** Start SUPPLIED RECORDS **

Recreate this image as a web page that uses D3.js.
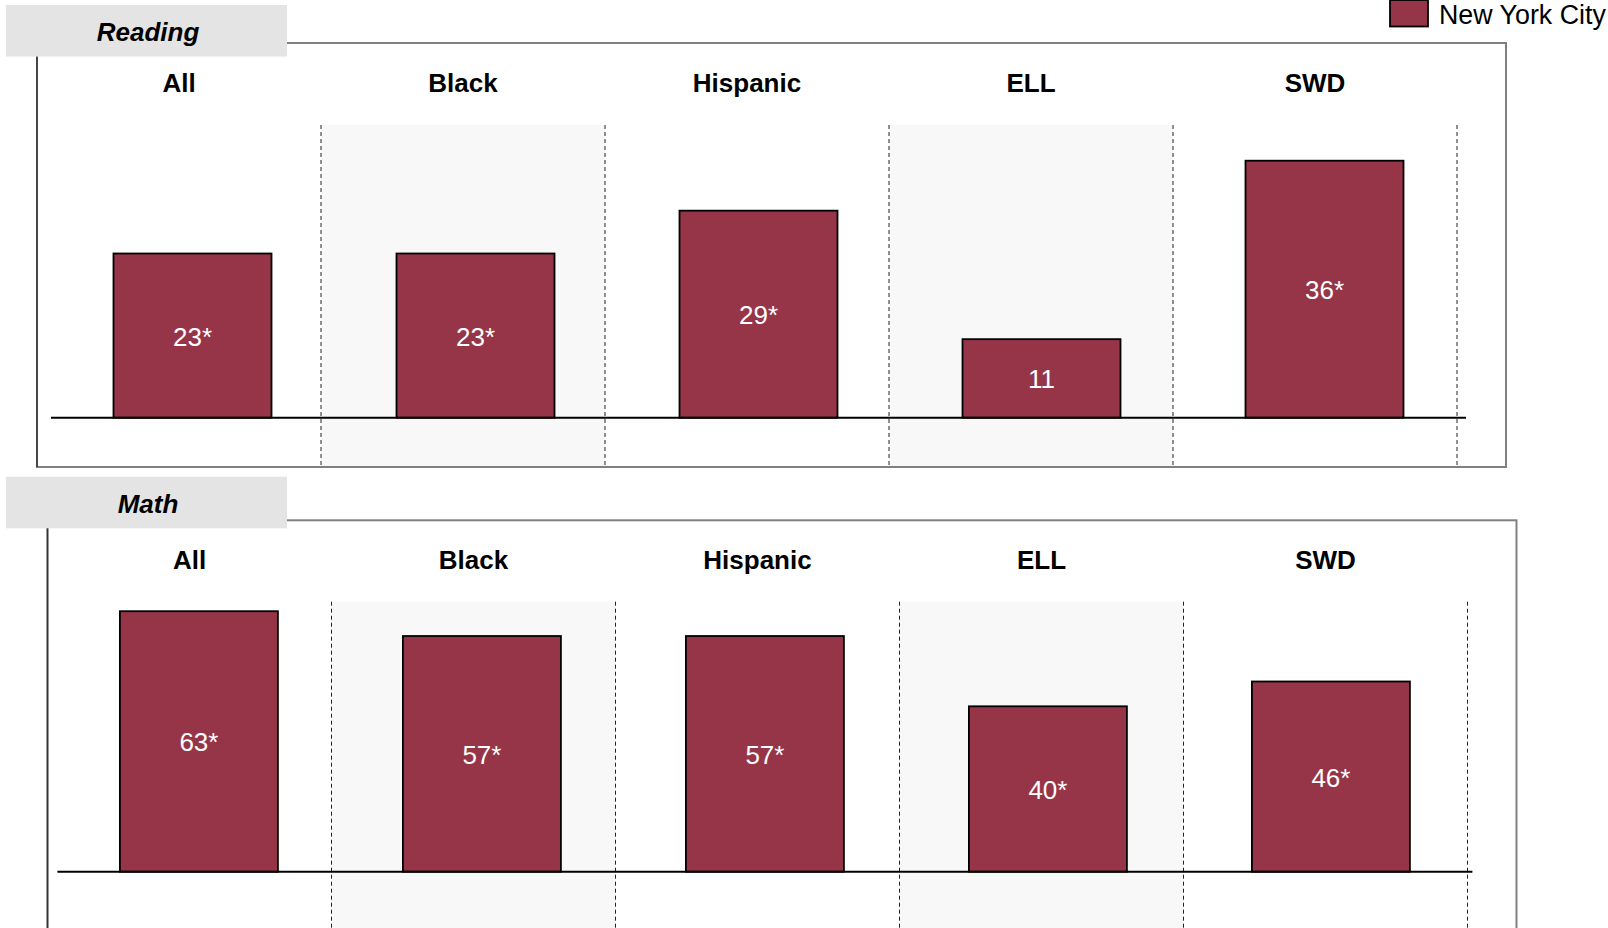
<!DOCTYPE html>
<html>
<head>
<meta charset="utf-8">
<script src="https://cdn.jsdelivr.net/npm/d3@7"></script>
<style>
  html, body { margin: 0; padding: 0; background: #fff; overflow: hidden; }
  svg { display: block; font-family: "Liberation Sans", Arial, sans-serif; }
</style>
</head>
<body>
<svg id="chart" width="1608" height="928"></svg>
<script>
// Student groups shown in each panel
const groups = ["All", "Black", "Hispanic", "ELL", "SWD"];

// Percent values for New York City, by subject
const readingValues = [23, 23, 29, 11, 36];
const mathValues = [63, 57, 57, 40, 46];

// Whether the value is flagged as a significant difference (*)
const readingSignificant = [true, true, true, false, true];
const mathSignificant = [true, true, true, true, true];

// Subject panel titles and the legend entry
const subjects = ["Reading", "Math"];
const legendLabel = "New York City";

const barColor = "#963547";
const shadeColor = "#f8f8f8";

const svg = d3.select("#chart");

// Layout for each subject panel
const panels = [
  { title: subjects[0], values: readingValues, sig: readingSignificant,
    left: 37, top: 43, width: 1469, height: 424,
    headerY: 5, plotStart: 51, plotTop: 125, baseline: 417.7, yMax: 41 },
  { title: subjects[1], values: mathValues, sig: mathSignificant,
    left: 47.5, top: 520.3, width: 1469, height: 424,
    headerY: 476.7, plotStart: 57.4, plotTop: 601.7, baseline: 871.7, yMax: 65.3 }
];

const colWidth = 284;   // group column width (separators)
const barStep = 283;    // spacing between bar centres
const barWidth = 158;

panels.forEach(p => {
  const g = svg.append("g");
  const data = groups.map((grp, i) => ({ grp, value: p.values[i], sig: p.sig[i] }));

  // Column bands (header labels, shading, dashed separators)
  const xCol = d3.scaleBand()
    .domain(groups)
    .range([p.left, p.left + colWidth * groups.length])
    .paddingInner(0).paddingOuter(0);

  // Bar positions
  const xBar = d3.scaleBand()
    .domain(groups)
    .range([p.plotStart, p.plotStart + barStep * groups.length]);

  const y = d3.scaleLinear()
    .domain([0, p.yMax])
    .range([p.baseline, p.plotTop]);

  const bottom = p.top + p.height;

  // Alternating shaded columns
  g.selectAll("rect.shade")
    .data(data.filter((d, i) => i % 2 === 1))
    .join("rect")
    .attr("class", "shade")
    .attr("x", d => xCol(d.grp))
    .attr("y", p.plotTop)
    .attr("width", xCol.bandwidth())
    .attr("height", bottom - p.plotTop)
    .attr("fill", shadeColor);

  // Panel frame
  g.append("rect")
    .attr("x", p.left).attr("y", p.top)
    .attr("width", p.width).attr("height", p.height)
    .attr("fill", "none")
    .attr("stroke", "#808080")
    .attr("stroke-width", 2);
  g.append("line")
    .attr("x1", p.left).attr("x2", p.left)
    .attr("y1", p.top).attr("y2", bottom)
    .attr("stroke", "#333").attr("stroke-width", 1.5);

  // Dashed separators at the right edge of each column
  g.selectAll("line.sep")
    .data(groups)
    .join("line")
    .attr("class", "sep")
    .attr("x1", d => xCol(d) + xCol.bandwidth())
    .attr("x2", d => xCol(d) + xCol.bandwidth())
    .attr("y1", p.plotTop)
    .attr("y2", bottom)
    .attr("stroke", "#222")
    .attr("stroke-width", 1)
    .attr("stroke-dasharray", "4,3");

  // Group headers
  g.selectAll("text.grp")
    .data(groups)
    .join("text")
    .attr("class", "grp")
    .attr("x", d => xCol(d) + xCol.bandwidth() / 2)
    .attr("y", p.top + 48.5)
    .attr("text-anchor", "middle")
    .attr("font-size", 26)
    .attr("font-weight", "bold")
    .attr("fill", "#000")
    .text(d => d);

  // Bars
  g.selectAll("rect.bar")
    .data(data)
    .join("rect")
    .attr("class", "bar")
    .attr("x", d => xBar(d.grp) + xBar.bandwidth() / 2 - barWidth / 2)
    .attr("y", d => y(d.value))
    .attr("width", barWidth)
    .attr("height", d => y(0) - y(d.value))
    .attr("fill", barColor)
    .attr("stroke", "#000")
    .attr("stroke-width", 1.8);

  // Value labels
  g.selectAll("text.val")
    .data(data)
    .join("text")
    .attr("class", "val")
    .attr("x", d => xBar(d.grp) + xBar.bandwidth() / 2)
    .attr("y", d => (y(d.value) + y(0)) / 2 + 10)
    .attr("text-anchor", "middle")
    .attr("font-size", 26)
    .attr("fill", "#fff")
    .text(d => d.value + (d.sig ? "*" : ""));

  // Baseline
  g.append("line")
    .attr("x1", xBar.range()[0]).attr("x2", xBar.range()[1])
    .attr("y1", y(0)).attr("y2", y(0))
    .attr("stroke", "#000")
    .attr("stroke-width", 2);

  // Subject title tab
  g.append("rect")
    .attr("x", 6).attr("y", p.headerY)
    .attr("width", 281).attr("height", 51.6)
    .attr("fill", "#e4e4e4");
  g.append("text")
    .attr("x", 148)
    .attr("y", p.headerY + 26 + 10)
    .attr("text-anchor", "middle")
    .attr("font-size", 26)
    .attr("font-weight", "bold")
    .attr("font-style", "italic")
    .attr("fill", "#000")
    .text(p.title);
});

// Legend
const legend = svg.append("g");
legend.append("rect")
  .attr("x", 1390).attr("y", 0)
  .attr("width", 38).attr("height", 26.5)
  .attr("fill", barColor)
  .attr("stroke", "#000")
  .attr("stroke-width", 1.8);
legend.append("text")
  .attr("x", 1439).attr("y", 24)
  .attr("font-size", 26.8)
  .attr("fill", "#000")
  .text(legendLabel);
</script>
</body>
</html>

** End SUPPLIED RECORDS **
** Start SUPPLIED RECORDS **

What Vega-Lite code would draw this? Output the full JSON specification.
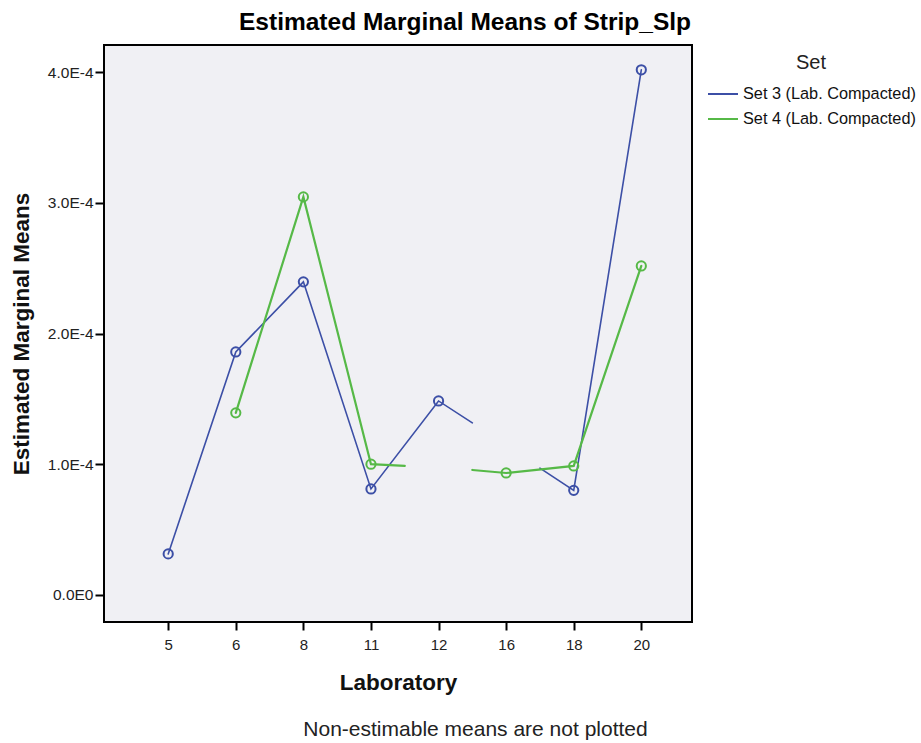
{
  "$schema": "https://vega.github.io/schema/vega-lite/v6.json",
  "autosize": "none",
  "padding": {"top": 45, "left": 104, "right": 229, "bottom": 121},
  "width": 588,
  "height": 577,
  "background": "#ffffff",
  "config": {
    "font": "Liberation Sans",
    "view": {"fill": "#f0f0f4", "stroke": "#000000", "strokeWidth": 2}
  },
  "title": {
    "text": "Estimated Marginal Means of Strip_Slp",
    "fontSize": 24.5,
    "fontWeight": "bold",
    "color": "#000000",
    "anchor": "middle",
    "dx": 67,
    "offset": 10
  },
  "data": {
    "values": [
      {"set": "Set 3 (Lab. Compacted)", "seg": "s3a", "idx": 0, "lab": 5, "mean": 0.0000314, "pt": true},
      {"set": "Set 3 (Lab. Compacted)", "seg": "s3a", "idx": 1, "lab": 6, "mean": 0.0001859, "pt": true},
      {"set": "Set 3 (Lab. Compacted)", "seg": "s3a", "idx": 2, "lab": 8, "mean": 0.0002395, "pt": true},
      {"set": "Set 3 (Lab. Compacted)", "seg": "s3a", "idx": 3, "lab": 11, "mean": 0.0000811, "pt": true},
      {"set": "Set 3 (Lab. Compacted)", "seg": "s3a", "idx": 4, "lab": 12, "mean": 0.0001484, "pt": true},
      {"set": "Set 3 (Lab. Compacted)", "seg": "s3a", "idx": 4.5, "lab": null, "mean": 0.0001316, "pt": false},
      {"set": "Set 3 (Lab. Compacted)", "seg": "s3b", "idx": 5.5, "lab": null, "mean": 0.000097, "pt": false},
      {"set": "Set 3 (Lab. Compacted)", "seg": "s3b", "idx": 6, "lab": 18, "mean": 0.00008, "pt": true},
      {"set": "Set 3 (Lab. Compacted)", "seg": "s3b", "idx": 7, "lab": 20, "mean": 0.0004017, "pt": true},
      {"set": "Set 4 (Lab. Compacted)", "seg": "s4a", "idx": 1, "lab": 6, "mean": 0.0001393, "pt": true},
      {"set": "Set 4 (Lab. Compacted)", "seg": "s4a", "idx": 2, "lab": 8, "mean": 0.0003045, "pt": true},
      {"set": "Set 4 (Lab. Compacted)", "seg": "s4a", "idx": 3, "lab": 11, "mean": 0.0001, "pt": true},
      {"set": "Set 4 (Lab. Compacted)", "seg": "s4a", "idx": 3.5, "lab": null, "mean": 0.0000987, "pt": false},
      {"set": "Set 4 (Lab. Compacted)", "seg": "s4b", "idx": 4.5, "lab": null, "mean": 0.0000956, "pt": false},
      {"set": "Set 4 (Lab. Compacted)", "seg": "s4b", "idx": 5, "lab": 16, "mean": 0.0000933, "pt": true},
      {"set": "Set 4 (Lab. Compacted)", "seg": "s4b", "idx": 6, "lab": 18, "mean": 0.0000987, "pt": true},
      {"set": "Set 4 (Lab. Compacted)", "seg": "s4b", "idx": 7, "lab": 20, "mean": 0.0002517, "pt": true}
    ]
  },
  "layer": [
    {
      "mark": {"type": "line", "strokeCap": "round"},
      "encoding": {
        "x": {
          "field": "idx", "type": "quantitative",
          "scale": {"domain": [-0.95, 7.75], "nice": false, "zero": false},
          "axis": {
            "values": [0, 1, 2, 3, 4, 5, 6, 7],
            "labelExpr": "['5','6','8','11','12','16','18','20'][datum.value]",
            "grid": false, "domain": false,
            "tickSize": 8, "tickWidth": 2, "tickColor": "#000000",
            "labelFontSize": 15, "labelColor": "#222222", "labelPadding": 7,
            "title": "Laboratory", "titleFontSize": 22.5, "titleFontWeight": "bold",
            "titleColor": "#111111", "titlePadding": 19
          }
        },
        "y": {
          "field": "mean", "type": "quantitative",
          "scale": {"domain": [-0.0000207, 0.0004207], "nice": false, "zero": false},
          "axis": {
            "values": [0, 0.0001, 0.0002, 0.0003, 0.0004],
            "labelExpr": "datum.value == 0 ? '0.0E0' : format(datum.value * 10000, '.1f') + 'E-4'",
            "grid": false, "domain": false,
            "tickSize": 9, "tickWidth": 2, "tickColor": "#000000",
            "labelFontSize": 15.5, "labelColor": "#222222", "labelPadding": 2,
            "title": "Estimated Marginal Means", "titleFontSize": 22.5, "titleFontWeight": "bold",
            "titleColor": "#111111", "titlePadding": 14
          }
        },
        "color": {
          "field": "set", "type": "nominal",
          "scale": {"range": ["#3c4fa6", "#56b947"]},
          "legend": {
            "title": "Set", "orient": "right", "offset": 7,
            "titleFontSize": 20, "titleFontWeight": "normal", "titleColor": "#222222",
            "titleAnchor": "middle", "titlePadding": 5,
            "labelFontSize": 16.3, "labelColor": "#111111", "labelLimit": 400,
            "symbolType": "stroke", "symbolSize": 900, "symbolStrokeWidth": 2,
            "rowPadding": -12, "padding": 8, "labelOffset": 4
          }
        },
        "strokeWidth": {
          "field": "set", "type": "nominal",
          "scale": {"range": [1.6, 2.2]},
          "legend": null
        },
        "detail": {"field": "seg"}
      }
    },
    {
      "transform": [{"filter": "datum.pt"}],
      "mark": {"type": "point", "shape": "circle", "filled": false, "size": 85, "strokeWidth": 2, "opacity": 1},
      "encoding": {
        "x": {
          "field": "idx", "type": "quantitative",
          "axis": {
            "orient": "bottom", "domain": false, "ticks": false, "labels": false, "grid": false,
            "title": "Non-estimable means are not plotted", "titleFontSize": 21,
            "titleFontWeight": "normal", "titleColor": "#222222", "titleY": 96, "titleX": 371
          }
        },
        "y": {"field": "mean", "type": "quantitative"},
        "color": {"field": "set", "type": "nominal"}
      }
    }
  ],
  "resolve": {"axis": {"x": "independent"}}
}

** End SUPPLIED RECORDS **
** Start SUPPLIED RECORDS **

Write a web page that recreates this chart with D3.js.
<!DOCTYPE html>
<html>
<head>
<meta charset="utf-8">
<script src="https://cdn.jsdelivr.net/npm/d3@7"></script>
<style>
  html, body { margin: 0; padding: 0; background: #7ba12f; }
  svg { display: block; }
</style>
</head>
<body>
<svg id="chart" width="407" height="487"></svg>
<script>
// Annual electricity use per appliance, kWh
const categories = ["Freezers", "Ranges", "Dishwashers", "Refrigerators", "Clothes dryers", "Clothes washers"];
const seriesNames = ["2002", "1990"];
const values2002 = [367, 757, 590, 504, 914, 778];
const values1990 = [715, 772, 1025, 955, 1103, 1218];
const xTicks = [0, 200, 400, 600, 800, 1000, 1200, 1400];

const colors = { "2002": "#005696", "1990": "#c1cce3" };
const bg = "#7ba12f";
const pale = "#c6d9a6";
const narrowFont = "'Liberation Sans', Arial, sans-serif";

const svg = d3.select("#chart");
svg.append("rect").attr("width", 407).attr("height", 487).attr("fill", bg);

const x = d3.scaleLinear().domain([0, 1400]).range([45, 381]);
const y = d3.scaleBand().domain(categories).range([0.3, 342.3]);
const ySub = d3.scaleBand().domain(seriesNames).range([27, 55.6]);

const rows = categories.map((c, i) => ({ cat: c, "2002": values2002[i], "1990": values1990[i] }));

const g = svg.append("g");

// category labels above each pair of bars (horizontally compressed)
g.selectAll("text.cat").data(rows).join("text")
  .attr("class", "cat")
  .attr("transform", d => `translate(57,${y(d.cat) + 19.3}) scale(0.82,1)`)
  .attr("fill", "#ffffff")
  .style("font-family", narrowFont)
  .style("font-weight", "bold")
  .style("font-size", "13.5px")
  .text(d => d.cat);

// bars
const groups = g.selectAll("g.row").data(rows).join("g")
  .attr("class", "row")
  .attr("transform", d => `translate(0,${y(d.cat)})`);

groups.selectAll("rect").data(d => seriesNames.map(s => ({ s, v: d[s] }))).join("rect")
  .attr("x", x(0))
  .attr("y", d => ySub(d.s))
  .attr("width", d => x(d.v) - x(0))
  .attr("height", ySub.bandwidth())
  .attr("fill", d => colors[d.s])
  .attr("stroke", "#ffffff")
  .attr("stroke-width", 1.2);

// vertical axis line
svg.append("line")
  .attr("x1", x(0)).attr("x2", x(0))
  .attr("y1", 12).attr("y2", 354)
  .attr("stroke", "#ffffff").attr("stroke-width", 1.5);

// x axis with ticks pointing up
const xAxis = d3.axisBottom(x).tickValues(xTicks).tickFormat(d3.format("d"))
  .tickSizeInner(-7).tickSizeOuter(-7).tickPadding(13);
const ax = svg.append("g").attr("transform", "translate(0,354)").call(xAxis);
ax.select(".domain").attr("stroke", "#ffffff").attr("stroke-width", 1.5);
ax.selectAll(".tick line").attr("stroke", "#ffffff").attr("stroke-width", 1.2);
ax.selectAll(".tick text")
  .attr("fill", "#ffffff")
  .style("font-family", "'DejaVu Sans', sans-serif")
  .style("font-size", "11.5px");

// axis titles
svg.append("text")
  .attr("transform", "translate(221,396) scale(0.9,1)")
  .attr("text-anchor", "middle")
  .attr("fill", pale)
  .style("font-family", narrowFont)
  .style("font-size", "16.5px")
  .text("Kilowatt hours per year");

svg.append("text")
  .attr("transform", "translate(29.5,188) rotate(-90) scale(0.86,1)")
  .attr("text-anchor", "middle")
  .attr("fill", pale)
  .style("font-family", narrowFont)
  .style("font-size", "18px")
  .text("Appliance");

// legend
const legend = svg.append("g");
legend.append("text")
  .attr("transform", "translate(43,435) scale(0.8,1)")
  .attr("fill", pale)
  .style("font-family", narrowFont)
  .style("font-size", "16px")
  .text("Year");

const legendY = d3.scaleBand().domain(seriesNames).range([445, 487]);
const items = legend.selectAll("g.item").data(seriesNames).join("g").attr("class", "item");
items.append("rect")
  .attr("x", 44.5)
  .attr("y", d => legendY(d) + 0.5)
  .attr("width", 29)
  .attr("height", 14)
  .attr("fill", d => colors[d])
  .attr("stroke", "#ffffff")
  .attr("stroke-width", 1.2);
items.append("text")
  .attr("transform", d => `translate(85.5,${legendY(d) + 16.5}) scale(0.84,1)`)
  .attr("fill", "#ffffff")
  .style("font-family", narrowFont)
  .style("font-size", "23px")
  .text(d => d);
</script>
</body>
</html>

** End SUPPLIED RECORDS **

**TASK TO COMPLETE**
Where a line holds "this", copy that line.

**ANSWER**
Recreate this image as a web page that uses D3.js.
What Vega-Lite code would draw this? Output the full JSON specification.
Write a web page that recreates this chart with D3.js.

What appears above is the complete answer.